「過去の関連作品との異同と自分自身への戒め」ロストケア てつさんの映画レビュー(感想・評価)
過去の関連作品との異同と自分自身への戒め
"PLAN75"を観たとき、『楢山節考』以来のいわゆる安楽死問題に関わる議論の中間的総括として、社会的孤立のために安楽死や自死の選択に追い込まれたり、推奨したりする空気を撥ね返していく風を吹かせ続ける風土を培う作品の制作が今後とも期待される、と考えた。しかし、本作ではむしろ家族の絆からの解放のために第三者による嘱託殺人が肯定されても良いのではないかという提起があった。まさに"PLAN75"が取り上げ損ねた2019年の ALS(筋委縮側索硬化症)患者嘱託殺人事件、そして"PLAN75"で暗示しようと試みた相模原殺傷事件の加害者の実相とも極めて似ていると思われた。けれども本作の原作は、相模原殺傷事件の発生より3年前に書かれたものなので、その慧眼には驚く他ない。戸田菜穂氏演じる美絵が、親が死んだことで重荷から解放され、宗典に対する信頼を残しているかにみえ、ひょっとすると減刑嘆願を申し出る一人になることさえ想像したが、そうはならず、殺人者への正当な感情を表明できていた。親による障がい児殺しに対して、かつては同情的な世論が沸き起こった時代もあったけれども、相模原殺傷事件の被害者の親たちは、施設に預けていたけれども、その子の生きる未来にまだ希望を強く持ち続けていた点で、宗典を演じた松山ケンイチ氏が想定したような、本人と家族の救いの実現とは大きく異なると言わなければならないであろうし、そこに相模原殺傷事件の加害者の誤算があったとも言えるであろう。

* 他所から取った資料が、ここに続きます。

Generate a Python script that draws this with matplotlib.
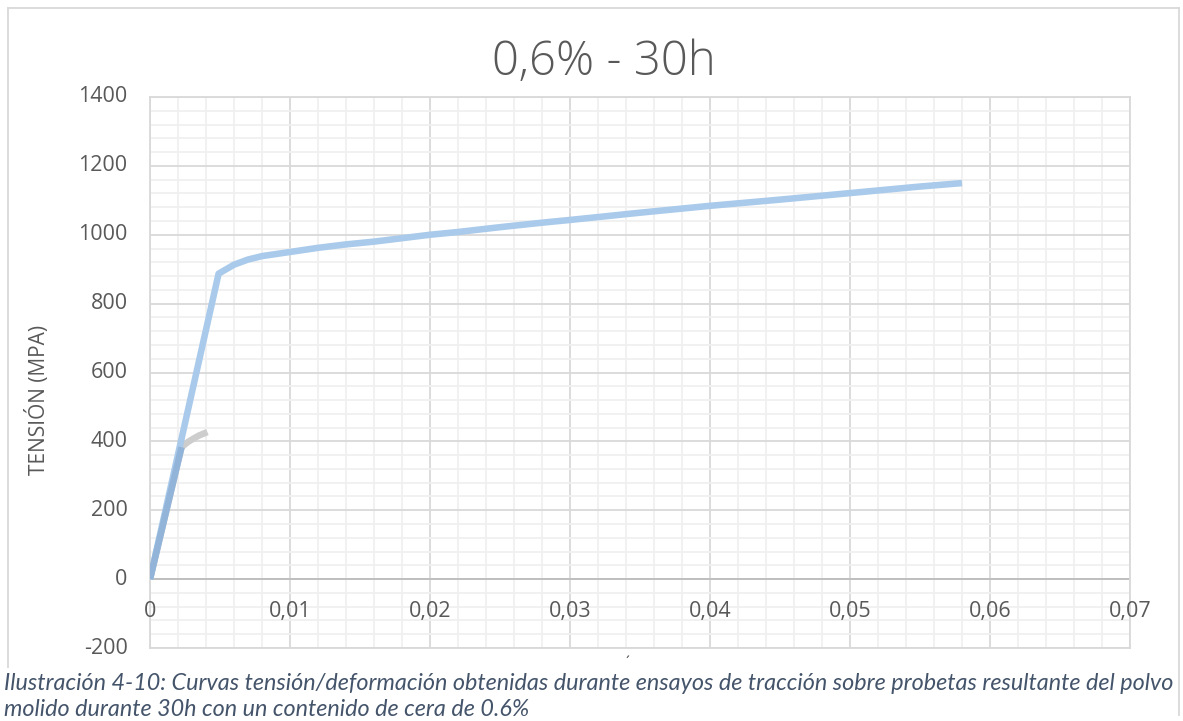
import matplotlib
matplotlib.use("Agg")
import matplotlib.pyplot as plt
from matplotlib.ticker import MultipleLocator
from matplotlib.lines import Line2D

# Stress-strain data for the three specimens (strain, MPa)
strain_a = [0.0, 0.0049, 0.006, 0.007, 0.008, 0.010, 0.012, 0.014, 0.016,
            0.018, 0.020, 0.022, 0.025, 0.028, 0.030, 0.035, 0.040, 0.045,
            0.050, 0.055, 0.058]
stress_a = [0, 887, 913, 928, 938, 950, 962, 972, 980, 990, 1000, 1008,
            1022, 1035, 1043, 1064, 1084, 1102, 1121, 1140, 1150]

strain_b = [0.0, 0.00225, 0.0024, 0.0027, 0.0031, 0.0035, 0.0041]
stress_b = [0, 383, 388, 398, 408, 417, 427]

strain_c = [0.0, 0.00225]
stress_c = [0, 383]

x_ticks = [0, 0.01, 0.02, 0.03, 0.04, 0.05, 0.06, 0.07]
y_ticks = [-200, 0, 200, 400, 600, 800, 1000, 1200, 1400]

title = "0,6% - 30h"
y_label = "TENSIÓN (MPA)"
caption_1 = ("Ilustración 4-10: Curvas tensión/deformación obtenidas durante "
             "ensayos de tracción sobre probetas resultante del polvo")
caption_2 = "molido durante 30h con un contenido de cera de 0.6%"

W, H = 1183, 721
fig = plt.figure(figsize=(W / 100, H / 100), dpi=100)
fig.patch.set_facecolor("white")

font = ["Open Sans", "DejaVu Sans"]
cap_font = ["Lato", "DejaVu Sans"]
text_color = "#595959"

ax = fig.add_axes([150 / W, 1 - 648 / H, 980 / W, 551 / H])
ax.set_xlim(0, 0.07)
ax.set_ylim(-200, 1400)

ax.xaxis.set_major_locator(MultipleLocator(0.01))
ax.xaxis.set_minor_locator(MultipleLocator(0.002))
ax.yaxis.set_major_locator(MultipleLocator(200))
ax.yaxis.set_minor_locator(MultipleLocator(40))
ax.grid(which="major", color="#D9D9D9", linewidth=1.3, zorder=0)
ax.grid(which="minor", color="#F0F0F0", linewidth=1.3, zorder=0)
ax.set_axisbelow(True)
for s in ax.spines.values():
    s.set_color("#D9D9D9")
    s.set_linewidth(1.3)

ax.tick_params(which="both", length=0)
ax.set_xticks(x_ticks)
ax.set_yticks(y_ticks)
ax.set_xticklabels([])
ax.set_yticklabels([])

# y tick labels
for v in y_ticks:
    ax.text(-0.0016, v, f"{v}", ha="right", va="center", fontsize=15.5,
            color=text_color, family=font, clip_on=False)

# x tick labels sit just below the zero line
def fmt(v):
    return "0" if v == 0 else f"{v:.2f}".replace(".", ",")

for v in x_ticks:
    ax.text(v, -95, fmt(v), ha="center", va="center", fontsize=15.5,
            color=text_color, family=font, clip_on=False)

# zero line
ax.axhline(0, color="#BFBFBF", linewidth=1.4, zorder=1)

ax.plot(strain_b, stress_b, color="#CDCDCD", linewidth=4.7,
        solid_capstyle="butt", zorder=2)
ax.plot(strain_a, stress_a, color="#A9CAEA", linewidth=4.7,
        solid_capstyle="butt", solid_joinstyle="round", zorder=3)
ax.plot(strain_c, stress_c, color="#92B4D8", linewidth=4.7,
        solid_capstyle="butt", zorder=4)

fig.text(604 / W, 1 - 63 / H, title, ha="center", va="center",
         fontsize=34, color=text_color, family=font, fontweight="light")
fig.text(38 / W, 1 - 400 / H, y_label, ha="center", va="center",
         rotation=90, fontsize=15, color=text_color, family=font)

# outer chart frame
frame = "#D9D9D9"
fig.add_artist(Line2D([8 / W, 8 / W], [1 - 667 / H, 1 - 8 / H],
                      color=frame, linewidth=1.3, transform=fig.transFigure))
fig.add_artist(Line2D([8 / W, 1179 / W], [1 - 8 / H, 1 - 8 / H],
                      color=frame, linewidth=1.3, transform=fig.transFigure))
fig.add_artist(Line2D([1179 / W, 1179 / W], [1 - 715 / H, 1 - 8 / H],
                      color=frame, linewidth=1.3, transform=fig.transFigure))

fig.text(627 / W, 1 - 663 / H, "´", ha="center", va="center",
         fontsize=10, color="#404040", family=font)

cap_color = "#44546A"
fig.text(4 / W, 1 - 683 / H, caption_1, ha="left", va="center",
         fontsize=16.8, color=cap_color, family=cap_font, style="italic")
fig.text(4 / W, 1 - 709 / H, caption_2, ha="left", va="center",
         fontsize=16.8, color=cap_color, family=cap_font, style="italic")

fig.savefig("out.png", dpi=100, facecolor="white")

善の顔と悪の顔とを兼ね備える役柄は、様々な作品に存在するので、本作での松山氏だけが適任というわけではないだろうけれども、松山氏なりの持ち味が表れているのは確かであろう。相対する検察官の秀美を演じた長澤まさみ氏は、本作では女性であるがゆえに揺れ動く価値観を表現していると思われるけれども、"MOTHR"では、悪役に徹した演技をしていたので、女性の役者だからこのような展開になっていったとは言えないだろう。
少し前にやはり孤立した高齢者を犯罪で救うという試みを描いた『茶飲友達』でも最後に処罰されたし、そこでは殺人は行われなかったことが救いではあった。随分前の『日本の悲劇』は、引き籠もり親子をめぐる暗部を描いたものであり、その系譜も感じられる。本作を制作した前田哲監督が少し前に制作した『老後の資金がありません!』は、その題名にもかかわらず、少しゆとりのある階層を取り上げていたが、本作では、どん底に追い込まれた階層と少しゆとりのある階層とを対比的に描いていることでも秀逸であると言えよう。
洋子演じる坂井真紀氏とやす氏演じる登とは、外見上は年齢的に釣り合わないようにみえたが、実年齢は1歳しか違わないので相応なのであろう。宗典は秀美に対して、「裁く」という表現を使っているが、裁くのは裁判官であって、検察官ではないはずであろう。
本作だけでなく、『日本の悲劇』の主役の演じる局面は、自分の実生活にも切実な問題であるので、改めて戒めとしていきたい。